● Directions for this task
Leaving out the pictures, retype all the material exactly.

● Raw data

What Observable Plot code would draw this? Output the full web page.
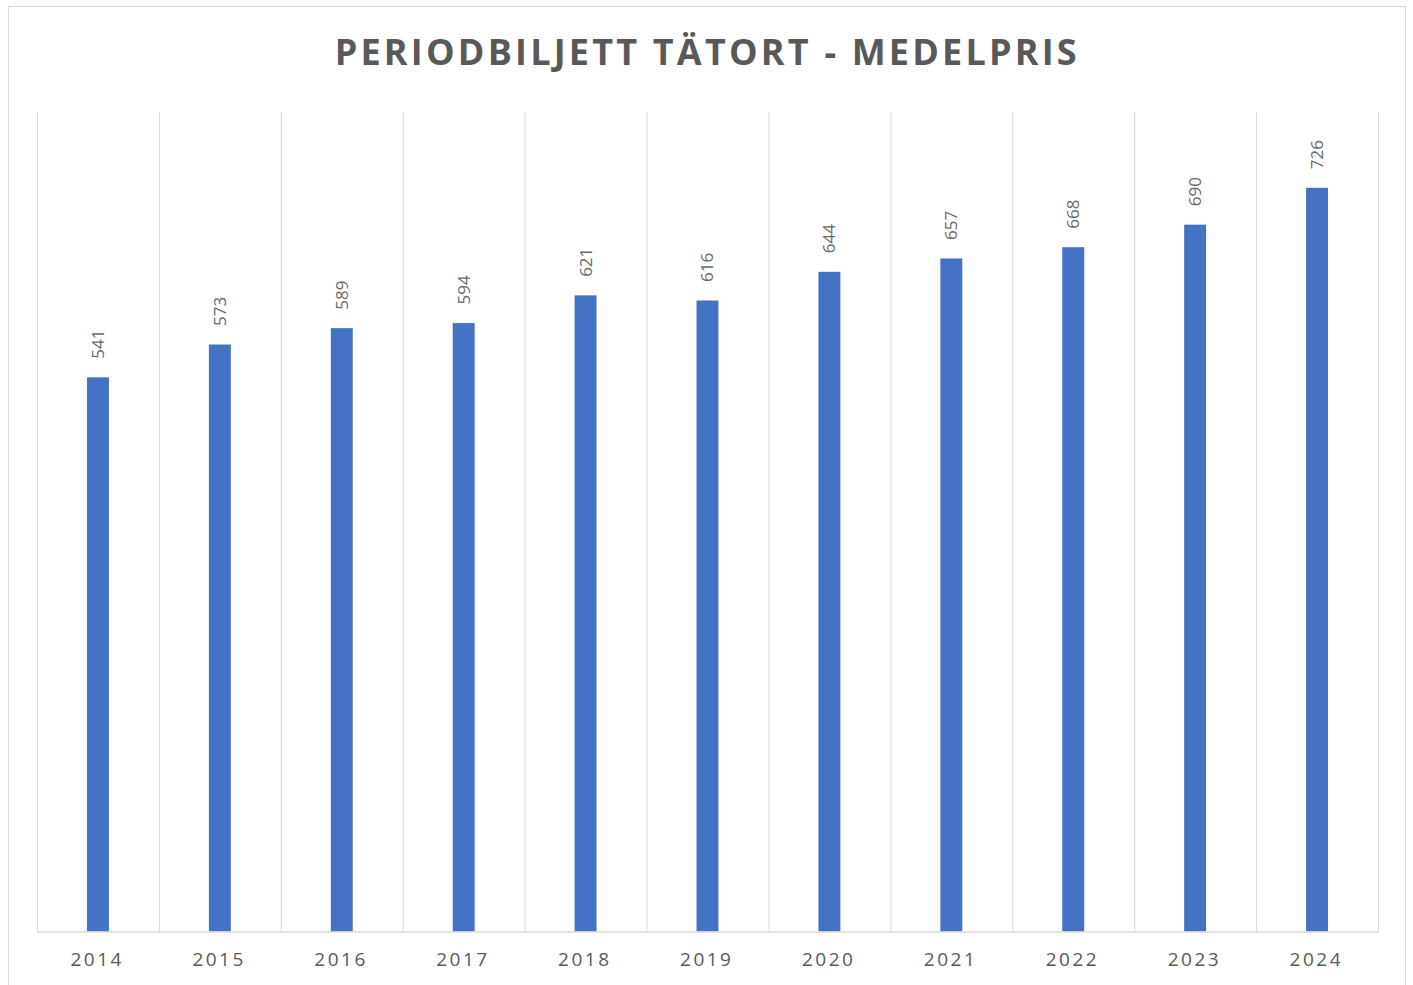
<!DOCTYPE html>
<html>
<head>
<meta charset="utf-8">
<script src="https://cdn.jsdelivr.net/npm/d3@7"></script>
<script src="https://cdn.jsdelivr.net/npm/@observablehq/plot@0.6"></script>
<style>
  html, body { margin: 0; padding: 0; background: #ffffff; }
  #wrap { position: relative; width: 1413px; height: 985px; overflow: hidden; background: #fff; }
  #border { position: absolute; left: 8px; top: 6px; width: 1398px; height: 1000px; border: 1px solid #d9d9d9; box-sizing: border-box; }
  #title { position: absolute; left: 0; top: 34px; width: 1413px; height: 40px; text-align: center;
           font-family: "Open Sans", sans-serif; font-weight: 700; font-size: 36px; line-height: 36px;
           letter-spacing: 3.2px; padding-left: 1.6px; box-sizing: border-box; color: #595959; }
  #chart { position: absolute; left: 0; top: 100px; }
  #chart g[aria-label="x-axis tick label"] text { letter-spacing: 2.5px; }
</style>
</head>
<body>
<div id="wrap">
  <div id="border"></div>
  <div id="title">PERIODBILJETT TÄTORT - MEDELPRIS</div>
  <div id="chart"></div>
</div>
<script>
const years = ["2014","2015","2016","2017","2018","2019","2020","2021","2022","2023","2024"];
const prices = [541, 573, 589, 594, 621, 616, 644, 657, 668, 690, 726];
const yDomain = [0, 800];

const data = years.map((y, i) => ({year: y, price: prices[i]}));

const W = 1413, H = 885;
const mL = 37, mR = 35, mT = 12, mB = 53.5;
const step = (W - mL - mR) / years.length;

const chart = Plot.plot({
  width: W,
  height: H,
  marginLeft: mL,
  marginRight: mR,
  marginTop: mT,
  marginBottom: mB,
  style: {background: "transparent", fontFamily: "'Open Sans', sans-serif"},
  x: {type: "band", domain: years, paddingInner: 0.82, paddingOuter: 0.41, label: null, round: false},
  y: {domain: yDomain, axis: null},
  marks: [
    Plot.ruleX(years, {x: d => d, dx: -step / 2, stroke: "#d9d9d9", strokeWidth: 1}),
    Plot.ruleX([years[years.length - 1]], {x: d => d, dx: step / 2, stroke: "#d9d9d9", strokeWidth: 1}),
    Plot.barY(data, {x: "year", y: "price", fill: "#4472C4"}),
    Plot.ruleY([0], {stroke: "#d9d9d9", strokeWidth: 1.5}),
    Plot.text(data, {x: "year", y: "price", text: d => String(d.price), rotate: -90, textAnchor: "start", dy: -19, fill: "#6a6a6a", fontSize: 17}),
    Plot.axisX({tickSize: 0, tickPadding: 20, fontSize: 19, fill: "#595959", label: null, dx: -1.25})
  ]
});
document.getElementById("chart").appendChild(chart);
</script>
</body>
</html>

● Expected answer
What Observable Plot code would draw this? Output the full web page.
<!DOCTYPE html>
<html>
<head>
<meta charset="utf-8">
<script src="https://cdn.jsdelivr.net/npm/d3@7"></script>
<script src="https://cdn.jsdelivr.net/npm/@observablehq/plot@0.6"></script>
<style>
  html, body { margin: 0; padding: 0; background: #ffffff; }
  #wrap { position: relative; width: 1413px; height: 985px; overflow: hidden; background: #fff; }
  #border { position: absolute; left: 8px; top: 6px; width: 1398px; height: 1000px; border: 1px solid #d9d9d9; box-sizing: border-box; }
  #title { position: absolute; left: 0; top: 34px; width: 1413px; height: 40px; text-align: center;
           font-family: "Open Sans", sans-serif; font-weight: 700; font-size: 36px; line-height: 36px;
           letter-spacing: 3.2px; padding-left: 1.6px; box-sizing: border-box; color: #595959; }
  #chart { position: absolute; left: 0; top: 100px; }
  #chart g[aria-label="x-axis tick label"] text { letter-spacing: 2.5px; }
</style>
</head>
<body>
<div id="wrap">
  <div id="border"></div>
  <div id="title">PERIODBILJETT TÄTORT - MEDELPRIS</div>
  <div id="chart"></div>
</div>
<script>
const years = ["2014","2015","2016","2017","2018","2019","2020","2021","2022","2023","2024"];
const prices = [541, 573, 589, 594, 621, 616, 644, 657, 668, 690, 726];
const yDomain = [0, 800];

const data = years.map((y, i) => ({year: y, price: prices[i]}));

const W = 1413, H = 885;
const mL = 37, mR = 35, mT = 12, mB = 53.5;
const step = (W - mL - mR) / years.length;

const chart = Plot.plot({
  width: W,
  height: H,
  marginLeft: mL,
  marginRight: mR,
  marginTop: mT,
  marginBottom: mB,
  style: {background: "transparent", fontFamily: "'Open Sans', sans-serif"},
  x: {type: "band", domain: years, paddingInner: 0.82, paddingOuter: 0.41, label: null, round: false},
  y: {domain: yDomain, axis: null},
  marks: [
    Plot.ruleX(years, {x: d => d, dx: -step / 2, stroke: "#d9d9d9", strokeWidth: 1}),
    Plot.ruleX([years[years.length - 1]], {x: d => d, dx: step / 2, stroke: "#d9d9d9", strokeWidth: 1}),
    Plot.barY(data, {x: "year", y: "price", fill: "#4472C4"}),
    Plot.ruleY([0], {stroke: "#d9d9d9", strokeWidth: 1.5}),
    Plot.text(data, {x: "year", y: "price", text: d => String(d.price), rotate: -90, textAnchor: "start", dy: -19, fill: "#6a6a6a", fontSize: 17}),
    Plot.axisX({tickSize: 0, tickPadding: 20, fontSize: 19, fill: "#595959", label: null, dx: -1.25})
  ]
});
document.getElementById("chart").appendChild(chart);
</script>
</body>
</html>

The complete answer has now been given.